** WHAT IS NEEDED **
Pull out from the material below all lines with "that".

** DATA TO USE **
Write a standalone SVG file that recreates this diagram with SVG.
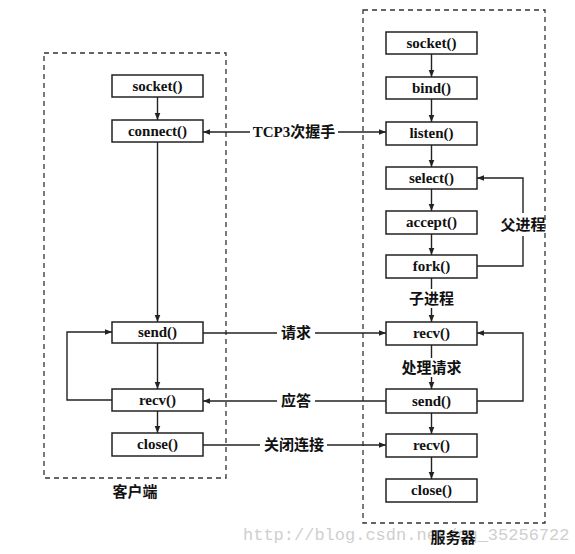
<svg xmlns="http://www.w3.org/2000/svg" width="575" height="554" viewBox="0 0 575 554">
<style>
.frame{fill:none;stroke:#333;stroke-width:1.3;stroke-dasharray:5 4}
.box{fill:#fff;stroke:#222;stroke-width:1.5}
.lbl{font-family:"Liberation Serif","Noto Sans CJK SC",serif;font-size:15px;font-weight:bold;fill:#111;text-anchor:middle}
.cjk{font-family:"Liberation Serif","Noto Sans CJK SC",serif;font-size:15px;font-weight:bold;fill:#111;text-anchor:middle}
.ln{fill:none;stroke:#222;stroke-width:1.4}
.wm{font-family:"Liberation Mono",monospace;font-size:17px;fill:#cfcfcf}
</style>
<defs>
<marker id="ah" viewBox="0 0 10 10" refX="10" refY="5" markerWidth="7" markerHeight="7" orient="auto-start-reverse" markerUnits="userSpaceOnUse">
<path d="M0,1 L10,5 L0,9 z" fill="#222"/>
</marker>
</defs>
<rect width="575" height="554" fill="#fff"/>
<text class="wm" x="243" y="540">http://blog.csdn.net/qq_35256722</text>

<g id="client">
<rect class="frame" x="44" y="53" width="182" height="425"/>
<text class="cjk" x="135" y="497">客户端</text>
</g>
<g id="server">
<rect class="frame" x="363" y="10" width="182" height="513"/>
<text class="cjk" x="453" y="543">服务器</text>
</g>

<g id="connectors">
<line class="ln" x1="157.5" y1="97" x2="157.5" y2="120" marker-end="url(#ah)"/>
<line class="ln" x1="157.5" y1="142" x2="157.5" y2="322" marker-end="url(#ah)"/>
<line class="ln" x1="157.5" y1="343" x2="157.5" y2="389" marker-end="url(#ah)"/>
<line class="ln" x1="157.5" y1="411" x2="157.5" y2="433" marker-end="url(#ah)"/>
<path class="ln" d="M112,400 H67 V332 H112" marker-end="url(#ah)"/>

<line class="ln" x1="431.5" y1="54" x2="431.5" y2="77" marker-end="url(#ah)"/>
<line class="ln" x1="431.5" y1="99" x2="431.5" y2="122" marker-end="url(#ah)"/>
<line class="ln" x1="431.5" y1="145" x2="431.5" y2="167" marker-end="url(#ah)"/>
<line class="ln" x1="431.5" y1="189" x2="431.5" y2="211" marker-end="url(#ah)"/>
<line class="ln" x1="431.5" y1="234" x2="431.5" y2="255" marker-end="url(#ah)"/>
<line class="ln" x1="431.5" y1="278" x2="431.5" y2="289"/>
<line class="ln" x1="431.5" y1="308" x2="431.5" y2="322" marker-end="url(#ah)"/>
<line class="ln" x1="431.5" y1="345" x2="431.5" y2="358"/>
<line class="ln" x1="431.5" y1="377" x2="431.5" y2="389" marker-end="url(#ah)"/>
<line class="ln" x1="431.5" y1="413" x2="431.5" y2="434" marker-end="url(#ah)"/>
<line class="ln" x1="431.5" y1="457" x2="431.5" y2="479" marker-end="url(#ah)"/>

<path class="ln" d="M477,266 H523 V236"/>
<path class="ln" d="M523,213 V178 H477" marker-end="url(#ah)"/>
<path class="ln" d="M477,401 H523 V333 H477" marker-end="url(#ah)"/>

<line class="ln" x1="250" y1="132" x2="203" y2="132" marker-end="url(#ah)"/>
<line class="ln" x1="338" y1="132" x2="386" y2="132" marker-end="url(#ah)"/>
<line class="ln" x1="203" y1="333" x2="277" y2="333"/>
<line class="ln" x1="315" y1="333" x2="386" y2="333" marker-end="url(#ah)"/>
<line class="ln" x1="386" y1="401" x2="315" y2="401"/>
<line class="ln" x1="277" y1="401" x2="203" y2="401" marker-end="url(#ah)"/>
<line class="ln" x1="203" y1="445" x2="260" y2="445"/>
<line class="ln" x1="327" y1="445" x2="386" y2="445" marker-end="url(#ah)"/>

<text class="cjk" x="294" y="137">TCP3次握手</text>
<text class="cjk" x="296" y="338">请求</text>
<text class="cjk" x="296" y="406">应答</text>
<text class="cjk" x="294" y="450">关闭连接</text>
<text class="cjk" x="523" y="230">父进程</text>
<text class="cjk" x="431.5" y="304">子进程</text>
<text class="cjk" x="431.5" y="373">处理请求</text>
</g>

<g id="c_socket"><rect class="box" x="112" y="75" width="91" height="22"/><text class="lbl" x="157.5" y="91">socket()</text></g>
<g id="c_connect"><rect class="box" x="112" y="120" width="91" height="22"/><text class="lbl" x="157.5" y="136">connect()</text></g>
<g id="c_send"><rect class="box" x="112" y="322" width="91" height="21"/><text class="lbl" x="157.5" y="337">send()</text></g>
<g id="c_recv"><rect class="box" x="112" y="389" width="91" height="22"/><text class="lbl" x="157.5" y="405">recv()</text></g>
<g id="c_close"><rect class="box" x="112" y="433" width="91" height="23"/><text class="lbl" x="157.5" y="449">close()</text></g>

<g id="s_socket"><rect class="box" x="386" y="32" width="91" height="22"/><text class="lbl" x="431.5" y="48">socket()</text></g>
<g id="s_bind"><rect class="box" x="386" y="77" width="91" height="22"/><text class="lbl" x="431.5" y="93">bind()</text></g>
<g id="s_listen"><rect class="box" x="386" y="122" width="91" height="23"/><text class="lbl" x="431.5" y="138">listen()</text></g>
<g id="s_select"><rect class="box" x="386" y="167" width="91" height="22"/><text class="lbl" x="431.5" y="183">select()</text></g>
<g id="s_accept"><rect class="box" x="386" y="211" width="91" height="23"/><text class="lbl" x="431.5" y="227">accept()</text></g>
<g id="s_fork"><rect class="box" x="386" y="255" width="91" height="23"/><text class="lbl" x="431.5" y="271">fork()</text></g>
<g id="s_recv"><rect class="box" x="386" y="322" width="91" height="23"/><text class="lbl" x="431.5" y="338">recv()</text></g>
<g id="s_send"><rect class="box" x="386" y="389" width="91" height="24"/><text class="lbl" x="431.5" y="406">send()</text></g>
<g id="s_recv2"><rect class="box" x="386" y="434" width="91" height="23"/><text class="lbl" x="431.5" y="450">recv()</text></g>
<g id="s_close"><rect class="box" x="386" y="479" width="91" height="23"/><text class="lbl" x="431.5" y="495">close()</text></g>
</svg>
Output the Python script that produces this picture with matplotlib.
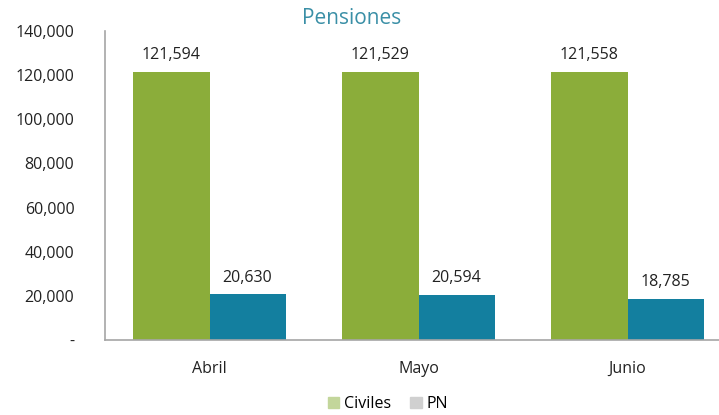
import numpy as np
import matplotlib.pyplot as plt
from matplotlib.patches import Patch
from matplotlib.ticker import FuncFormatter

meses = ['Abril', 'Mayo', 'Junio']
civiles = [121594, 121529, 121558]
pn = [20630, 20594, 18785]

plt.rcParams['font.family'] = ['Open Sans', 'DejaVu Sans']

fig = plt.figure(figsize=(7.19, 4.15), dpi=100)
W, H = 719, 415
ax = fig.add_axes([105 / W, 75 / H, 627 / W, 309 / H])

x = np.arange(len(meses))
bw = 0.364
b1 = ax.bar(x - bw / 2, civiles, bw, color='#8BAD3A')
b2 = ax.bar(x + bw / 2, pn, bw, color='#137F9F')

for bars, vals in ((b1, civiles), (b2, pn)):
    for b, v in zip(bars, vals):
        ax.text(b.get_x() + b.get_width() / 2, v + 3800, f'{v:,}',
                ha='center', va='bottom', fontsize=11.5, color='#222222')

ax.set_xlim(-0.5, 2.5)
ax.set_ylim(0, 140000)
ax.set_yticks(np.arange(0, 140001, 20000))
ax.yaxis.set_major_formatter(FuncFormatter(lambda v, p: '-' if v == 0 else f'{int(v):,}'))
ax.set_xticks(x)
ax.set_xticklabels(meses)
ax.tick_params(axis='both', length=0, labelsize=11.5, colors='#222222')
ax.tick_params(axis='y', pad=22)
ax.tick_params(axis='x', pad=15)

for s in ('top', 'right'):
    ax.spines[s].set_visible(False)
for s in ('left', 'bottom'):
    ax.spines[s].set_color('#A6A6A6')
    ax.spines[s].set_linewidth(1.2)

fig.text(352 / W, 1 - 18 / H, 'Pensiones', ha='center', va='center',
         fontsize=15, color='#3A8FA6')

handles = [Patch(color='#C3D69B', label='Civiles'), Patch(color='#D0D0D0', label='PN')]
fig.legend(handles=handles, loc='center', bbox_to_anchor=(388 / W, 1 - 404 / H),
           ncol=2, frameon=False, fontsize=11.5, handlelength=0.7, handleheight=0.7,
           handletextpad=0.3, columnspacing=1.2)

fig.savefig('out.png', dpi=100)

* * *

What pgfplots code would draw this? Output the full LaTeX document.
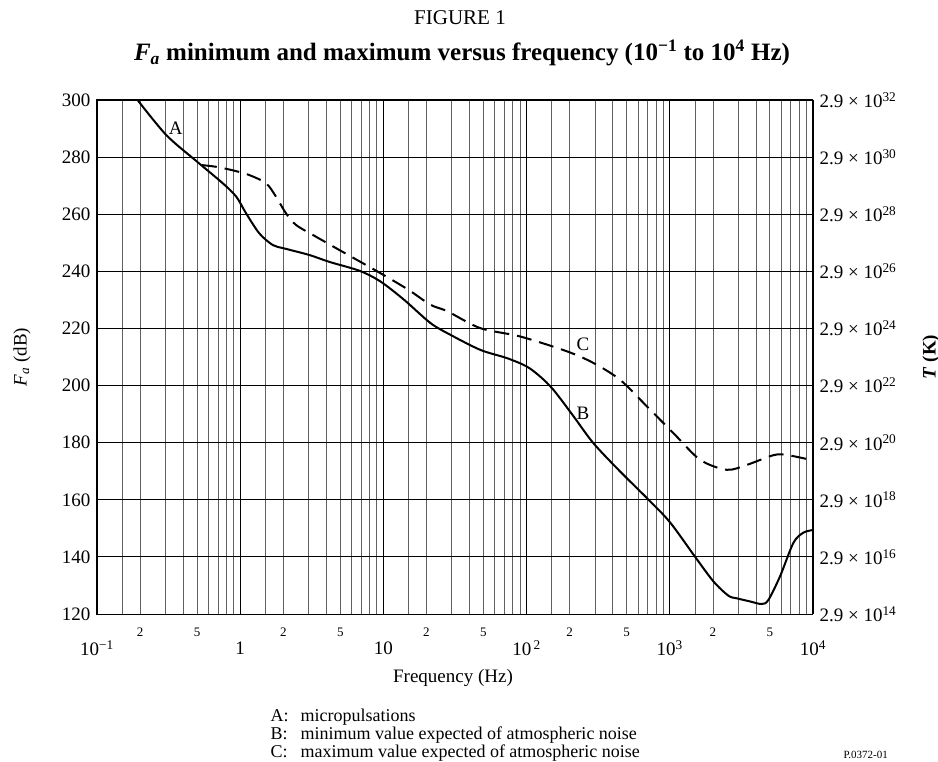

--

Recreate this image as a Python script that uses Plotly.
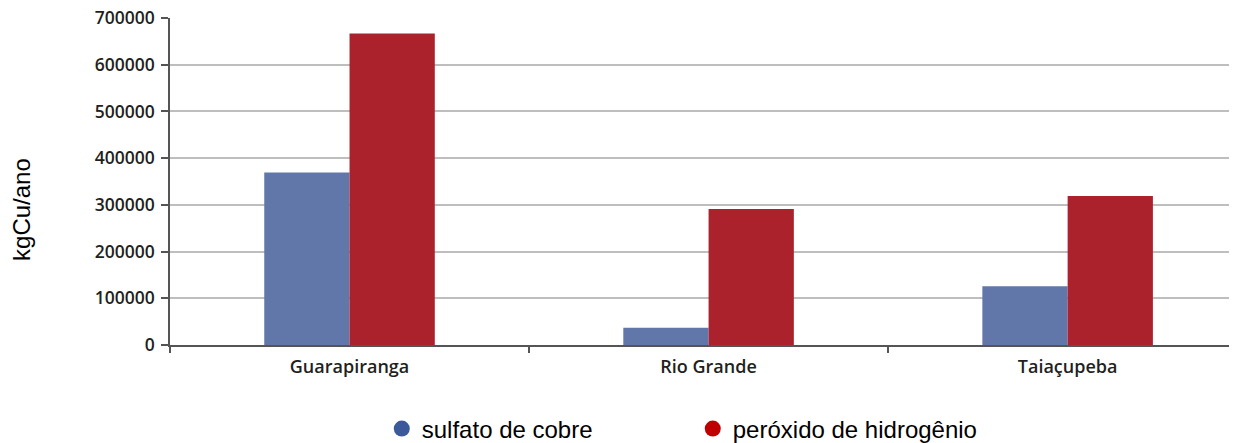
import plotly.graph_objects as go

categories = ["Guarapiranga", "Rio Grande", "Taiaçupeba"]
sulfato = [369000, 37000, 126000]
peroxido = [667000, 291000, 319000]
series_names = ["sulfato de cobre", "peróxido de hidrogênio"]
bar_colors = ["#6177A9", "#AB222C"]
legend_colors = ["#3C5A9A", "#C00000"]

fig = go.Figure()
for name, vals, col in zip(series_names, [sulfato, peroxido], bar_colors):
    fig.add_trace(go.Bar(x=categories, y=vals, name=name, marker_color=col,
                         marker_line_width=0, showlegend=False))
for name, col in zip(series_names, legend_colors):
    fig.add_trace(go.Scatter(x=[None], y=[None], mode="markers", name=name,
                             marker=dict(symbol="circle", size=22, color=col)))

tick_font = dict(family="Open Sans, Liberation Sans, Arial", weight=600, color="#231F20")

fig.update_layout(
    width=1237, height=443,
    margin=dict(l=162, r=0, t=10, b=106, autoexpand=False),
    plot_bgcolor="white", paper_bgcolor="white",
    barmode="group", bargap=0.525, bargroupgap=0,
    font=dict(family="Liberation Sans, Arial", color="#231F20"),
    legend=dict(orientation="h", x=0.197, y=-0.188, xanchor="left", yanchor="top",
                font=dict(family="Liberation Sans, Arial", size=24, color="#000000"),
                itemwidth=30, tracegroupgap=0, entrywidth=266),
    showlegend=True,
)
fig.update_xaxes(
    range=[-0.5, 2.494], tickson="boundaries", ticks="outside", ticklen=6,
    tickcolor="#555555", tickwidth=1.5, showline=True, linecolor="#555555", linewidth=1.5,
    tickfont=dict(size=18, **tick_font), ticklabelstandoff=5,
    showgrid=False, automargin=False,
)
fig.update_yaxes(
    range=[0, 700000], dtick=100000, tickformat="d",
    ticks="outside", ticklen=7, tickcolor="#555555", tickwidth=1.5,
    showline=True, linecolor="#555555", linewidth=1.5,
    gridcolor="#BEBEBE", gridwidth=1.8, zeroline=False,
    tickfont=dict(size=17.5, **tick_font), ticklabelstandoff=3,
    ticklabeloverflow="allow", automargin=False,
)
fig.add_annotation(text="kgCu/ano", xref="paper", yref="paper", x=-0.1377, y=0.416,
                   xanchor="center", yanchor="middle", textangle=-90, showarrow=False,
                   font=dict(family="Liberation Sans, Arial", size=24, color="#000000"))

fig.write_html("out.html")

** ANSWER TO THIS PROBLEM **
Write a standalone SVG file that recreates this diagram with SVG.
Output the Python script that produces this picture with matplotlib.
Recreate this image as a Python script that uses Plotly.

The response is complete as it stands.